### Short exercise
Line by line, repeat the data below exactly, beginning at the first line and ending at the line with "predicting output y<tspan". Omit pictures.

○ ○ ○

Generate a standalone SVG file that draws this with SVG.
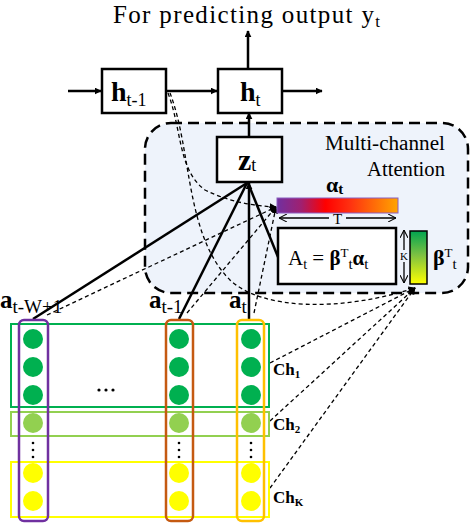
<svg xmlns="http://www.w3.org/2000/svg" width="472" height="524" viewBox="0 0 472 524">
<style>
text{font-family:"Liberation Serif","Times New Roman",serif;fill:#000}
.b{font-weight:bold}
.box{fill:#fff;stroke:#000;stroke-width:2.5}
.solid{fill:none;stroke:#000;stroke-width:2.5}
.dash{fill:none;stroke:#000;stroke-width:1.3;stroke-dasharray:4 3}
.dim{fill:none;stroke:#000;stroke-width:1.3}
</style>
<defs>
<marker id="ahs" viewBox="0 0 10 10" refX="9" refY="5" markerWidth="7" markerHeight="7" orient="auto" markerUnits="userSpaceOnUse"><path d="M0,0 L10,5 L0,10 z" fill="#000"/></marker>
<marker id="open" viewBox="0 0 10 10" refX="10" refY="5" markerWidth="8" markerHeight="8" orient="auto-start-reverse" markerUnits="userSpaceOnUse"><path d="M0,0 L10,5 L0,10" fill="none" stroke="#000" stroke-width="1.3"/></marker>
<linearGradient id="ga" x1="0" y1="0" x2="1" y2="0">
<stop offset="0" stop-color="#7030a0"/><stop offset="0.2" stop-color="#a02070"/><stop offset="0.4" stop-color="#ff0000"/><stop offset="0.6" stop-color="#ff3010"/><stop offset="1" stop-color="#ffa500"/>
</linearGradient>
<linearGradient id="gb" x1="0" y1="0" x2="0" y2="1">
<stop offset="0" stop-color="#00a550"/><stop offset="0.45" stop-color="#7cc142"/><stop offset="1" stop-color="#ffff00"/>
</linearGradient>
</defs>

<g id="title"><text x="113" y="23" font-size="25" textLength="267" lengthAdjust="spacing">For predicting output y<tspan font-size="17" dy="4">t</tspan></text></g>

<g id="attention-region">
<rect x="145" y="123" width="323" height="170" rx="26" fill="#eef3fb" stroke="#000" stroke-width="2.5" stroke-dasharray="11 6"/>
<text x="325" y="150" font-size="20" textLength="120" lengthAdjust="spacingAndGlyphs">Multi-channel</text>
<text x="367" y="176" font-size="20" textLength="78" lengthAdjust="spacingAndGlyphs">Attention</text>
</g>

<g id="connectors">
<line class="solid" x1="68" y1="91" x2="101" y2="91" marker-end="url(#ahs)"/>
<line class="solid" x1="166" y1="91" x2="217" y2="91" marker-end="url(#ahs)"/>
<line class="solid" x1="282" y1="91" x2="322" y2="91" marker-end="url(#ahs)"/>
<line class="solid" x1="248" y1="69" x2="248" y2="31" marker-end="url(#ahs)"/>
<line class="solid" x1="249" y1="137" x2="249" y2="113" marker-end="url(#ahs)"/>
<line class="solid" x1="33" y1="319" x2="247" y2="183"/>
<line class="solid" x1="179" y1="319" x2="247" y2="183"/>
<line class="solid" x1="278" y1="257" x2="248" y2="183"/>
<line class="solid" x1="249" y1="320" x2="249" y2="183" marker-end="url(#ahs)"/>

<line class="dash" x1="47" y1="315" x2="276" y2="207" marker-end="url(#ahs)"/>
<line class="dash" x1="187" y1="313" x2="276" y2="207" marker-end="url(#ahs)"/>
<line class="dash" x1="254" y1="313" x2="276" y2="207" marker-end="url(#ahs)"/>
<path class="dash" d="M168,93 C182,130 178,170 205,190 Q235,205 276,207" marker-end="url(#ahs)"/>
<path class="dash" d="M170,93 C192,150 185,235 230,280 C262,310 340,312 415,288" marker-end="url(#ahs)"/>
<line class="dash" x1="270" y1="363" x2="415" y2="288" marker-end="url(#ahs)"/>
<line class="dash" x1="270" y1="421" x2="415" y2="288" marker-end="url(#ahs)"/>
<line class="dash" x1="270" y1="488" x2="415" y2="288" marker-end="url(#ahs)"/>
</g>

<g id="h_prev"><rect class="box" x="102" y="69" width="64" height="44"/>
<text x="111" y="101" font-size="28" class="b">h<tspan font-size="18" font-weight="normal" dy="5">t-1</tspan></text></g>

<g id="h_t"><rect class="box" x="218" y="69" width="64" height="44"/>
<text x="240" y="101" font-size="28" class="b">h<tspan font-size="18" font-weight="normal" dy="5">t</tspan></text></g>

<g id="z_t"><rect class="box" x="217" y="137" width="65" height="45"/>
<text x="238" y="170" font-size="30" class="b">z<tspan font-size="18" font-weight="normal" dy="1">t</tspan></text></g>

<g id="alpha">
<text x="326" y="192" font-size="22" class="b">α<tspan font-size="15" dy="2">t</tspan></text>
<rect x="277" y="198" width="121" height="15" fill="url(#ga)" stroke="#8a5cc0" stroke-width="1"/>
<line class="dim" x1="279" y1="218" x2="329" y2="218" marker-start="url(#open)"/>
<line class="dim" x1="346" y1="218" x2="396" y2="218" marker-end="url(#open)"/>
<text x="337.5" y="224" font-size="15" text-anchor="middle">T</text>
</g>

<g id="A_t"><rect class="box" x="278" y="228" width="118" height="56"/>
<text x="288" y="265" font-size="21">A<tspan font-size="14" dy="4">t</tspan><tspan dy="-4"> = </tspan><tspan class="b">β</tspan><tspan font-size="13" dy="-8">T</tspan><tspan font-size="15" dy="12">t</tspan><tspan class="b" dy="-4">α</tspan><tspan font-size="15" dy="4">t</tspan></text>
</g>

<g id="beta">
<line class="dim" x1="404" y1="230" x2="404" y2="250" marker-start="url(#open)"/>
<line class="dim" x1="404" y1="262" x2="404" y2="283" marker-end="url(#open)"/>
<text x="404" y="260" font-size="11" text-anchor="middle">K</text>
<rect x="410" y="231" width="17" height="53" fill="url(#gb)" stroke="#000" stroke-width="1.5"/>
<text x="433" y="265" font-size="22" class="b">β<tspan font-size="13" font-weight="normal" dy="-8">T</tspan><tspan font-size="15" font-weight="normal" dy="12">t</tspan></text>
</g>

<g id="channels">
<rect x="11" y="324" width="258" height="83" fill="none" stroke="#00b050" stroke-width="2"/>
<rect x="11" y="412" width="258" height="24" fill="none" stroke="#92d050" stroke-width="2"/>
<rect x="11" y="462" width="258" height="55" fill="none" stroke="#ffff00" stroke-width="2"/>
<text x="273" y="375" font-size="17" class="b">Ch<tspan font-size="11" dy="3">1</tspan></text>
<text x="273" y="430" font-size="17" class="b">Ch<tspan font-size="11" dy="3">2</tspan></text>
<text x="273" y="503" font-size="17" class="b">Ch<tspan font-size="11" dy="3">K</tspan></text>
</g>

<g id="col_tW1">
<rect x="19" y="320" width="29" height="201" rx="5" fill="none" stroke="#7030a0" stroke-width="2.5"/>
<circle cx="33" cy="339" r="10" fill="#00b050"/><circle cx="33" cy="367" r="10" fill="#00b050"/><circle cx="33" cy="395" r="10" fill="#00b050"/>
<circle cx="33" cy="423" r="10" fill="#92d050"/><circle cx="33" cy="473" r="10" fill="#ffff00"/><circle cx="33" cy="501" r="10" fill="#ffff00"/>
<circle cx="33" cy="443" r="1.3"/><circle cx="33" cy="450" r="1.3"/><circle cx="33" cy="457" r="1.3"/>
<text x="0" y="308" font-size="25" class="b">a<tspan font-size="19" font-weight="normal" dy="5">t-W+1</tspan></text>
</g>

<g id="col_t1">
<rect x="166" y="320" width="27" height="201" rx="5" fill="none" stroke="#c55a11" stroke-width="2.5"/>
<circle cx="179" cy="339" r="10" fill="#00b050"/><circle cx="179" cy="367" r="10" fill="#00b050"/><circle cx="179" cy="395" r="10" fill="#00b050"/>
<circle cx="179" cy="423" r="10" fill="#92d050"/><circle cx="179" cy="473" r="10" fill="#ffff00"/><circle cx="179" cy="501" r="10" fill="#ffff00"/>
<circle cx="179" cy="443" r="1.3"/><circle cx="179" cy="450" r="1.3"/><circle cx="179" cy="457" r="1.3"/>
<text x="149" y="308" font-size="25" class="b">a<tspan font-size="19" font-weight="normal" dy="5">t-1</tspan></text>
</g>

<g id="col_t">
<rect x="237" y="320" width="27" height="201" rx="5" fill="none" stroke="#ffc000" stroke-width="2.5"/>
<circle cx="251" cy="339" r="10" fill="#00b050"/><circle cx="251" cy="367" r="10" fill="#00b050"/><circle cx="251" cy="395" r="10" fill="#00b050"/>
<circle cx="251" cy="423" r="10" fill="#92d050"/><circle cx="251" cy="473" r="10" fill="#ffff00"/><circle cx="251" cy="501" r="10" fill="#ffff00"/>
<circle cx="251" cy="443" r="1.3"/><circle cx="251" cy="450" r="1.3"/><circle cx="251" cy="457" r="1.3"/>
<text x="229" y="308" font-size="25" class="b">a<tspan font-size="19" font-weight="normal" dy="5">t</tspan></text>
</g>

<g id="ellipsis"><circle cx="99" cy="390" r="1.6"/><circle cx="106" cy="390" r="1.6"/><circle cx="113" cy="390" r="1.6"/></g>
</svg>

○ ○ ○

### Worked answer
Generate a standalone SVG file that draws this with SVG.
<svg xmlns="http://www.w3.org/2000/svg" width="472" height="524" viewBox="0 0 472 524">
<style>
text{font-family:"Liberation Serif","Times New Roman",serif;fill:#000}
.b{font-weight:bold}
.box{fill:#fff;stroke:#000;stroke-width:2.5}
.solid{fill:none;stroke:#000;stroke-width:2.5}
.dash{fill:none;stroke:#000;stroke-width:1.3;stroke-dasharray:4 3}
.dim{fill:none;stroke:#000;stroke-width:1.3}
</style>
<defs>
<marker id="ahs" viewBox="0 0 10 10" refX="9" refY="5" markerWidth="7" markerHeight="7" orient="auto" markerUnits="userSpaceOnUse"><path d="M0,0 L10,5 L0,10 z" fill="#000"/></marker>
<marker id="open" viewBox="0 0 10 10" refX="10" refY="5" markerWidth="8" markerHeight="8" orient="auto-start-reverse" markerUnits="userSpaceOnUse"><path d="M0,0 L10,5 L0,10" fill="none" stroke="#000" stroke-width="1.3"/></marker>
<linearGradient id="ga" x1="0" y1="0" x2="1" y2="0">
<stop offset="0" stop-color="#7030a0"/><stop offset="0.2" stop-color="#a02070"/><stop offset="0.4" stop-color="#ff0000"/><stop offset="0.6" stop-color="#ff3010"/><stop offset="1" stop-color="#ffa500"/>
</linearGradient>
<linearGradient id="gb" x1="0" y1="0" x2="0" y2="1">
<stop offset="0" stop-color="#00a550"/><stop offset="0.45" stop-color="#7cc142"/><stop offset="1" stop-color="#ffff00"/>
</linearGradient>
</defs>

<g id="title"><text x="113" y="23" font-size="25" textLength="267" lengthAdjust="spacing">For predicting output y<tspan font-size="17" dy="4">t</tspan></text></g>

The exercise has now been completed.